The Koality appeal: Maximize coding efficiency “because engineers are very expensive”
Docker Inc. is putting its new funding to good use with the acquisition of Koality Inc., a fellow startup that sells software testing tools geared towards enterprise developers with strict security standards to uphold. The deal puts the Linux containerization specialist in a better position to monetize its namesake project, which allows users to package applications into lightweight and standardized modules that can be seamlessly moved among different types of environments.
That value proposition has catapulted Docker out of obscurity and into center of the hybrid cloud discussion, earning it big-name partners such as Linux stalwart Red Hat Inc. and tens of thousands of users in a matter of months.
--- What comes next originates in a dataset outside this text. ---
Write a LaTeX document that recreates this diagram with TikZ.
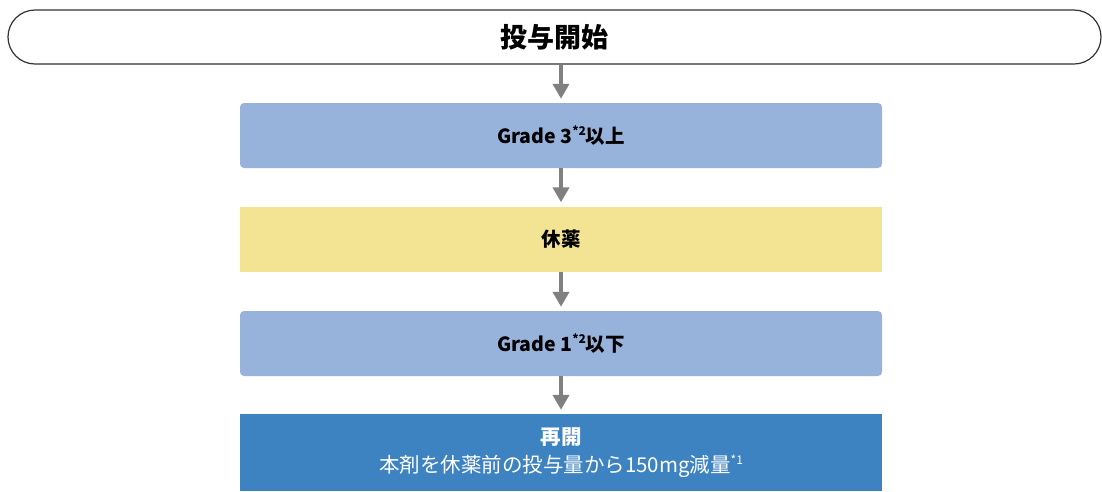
\documentclass[tikz,border=0pt]{standalone}
\usepackage{fontspec}
\setmainfont{Noto Sans CJK JP}
\usetikzlibrary{arrows.meta}
\definecolor{gradeblue}{HTML}{98B3DB}
\definecolor{restyellow}{HTML}{F3E494}
\definecolor{restartblue}{HTML}{3D82C1}
\definecolor{arrgray}{HTML}{808080}
\newcommand{\supnote}[1]{\raisebox{0.38em}{\fontsize{12}{12}\selectfont #1}}
\tikzset{
  stepbox/.style={minimum width=642pt, minimum height=65pt, inner sep=0pt,
    align=center, font=\fontsize{19.5}{23}\selectfont\bfseries},
  arr/.style={draw=arrgray, line width=4.5pt,
    -{Triangle[width=16pt,length=15pt]}, shorten >=4pt}
}
\begin{document}
\begin{tikzpicture}[x=1pt,y=-1pt]
        \useasboundingbox (0,0) rectangle (1102,491);
        \node[draw=black!80, line width=1.2pt, rounded corners=27pt, minimum width=1093pt,
          minimum height=54pt, inner sep=0pt, font=\fontsize{27}{30}\selectfont\bfseries]
          (start) at (554.5,37) {投与開始};
        \node[stepbox, fill=gradeblue, rounded corners=4pt] (g3) at (561,135.5) {Grade 3\supnote{*2}以上};
        \node[stepbox, fill=restyellow] (rest) at (561,239) {休薬};
        \node[stepbox, fill=gradeblue, rounded corners=4pt] (g1) at (561,343.5) {Grade 1\supnote{*2}以下};
        \node[stepbox, fill=restartblue, text=white, minimum height=77pt,
          font=\fontsize{20.5}{28}\selectfont] (restart) at (561,452.5)
          {\textbf{再開}\\本剤を休薬前の投与量から150mg減量\supnote{*1}};
        \draw[arr] (g3.north |- start.south) -- (g3.north);
        \draw[arr] (g3.south) -- (rest.north);
        \draw[arr] (rest.south) -- (g1.north);
        \draw[arr] (g1.south) -- (restart.north);
\end{tikzpicture}
\end{document}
The success of the open-source tool had in turn caught the attention of the venture capital community, which recently poured $40 million into Docker as part of a financing round first revealed just over two months ago while negotiations were still underway and officially confirmed a few weeks later.
The acquisition of Koality represents a fitting follow-up for the funding, sending a clear message to investors that the firm has not fallen into the trap of becoming tunnel-visioned on growing its community momentum at the expense of revenue opportunities. The two-year-old Koality offers a continuous integration solution designed to help developers test their code for bugs and other faults in a hurry.
Jonathan Chu, the founding CEO of the startup, explained in an interview on SiliconANGLE’s theCUBE (see below) that the software aims “to maximize engineering efficiency because engineers are very expensive, so the faster they get out code the better.”
Chu added that Koality’s has several major customers, including home decor powerhouse One Kings Lane Inc. and a top file sharing service. The platform has also gained significant traction in the Docker community, which is presumably one of the main drivers behind the acquisition.
The containerization specialist apparently hopes that Koality provide a boost for Docker Hub, a GitHub-inspired collaboration service designed to monetize the surging developer adoption of its namesake tool into which Koality’s technology is to be incorporated. That’s just one of the factors that led to the acquisition, however.
There’s also the fact that the startup built its testing solution to allow customers to deploy it behind their firewall and securely extend their installations into Amazon Web Services without any back-end tinkering, an approach that aligns well with Docker’s hybrid cloud focus. Also important is that Chu and his co-founders hail from Palantir Technologies Inc., a pioneering analytics vendor that caters specifically to security-conscious government agencies and financial institutions.
As Google Compute Engine (GCE) head Craig McLuckie pointed out in a recent appearance on theCUBE, Docker relies almost exclusively on the security mechanisms built into Linux, but that those fall short for enterprise environments. The deal holds at least as much strategic significance to Docker as the firm’s first acquisition three months ago, a two-man team calling itself Orchard Laboraties Ltd. that develops management software for containers.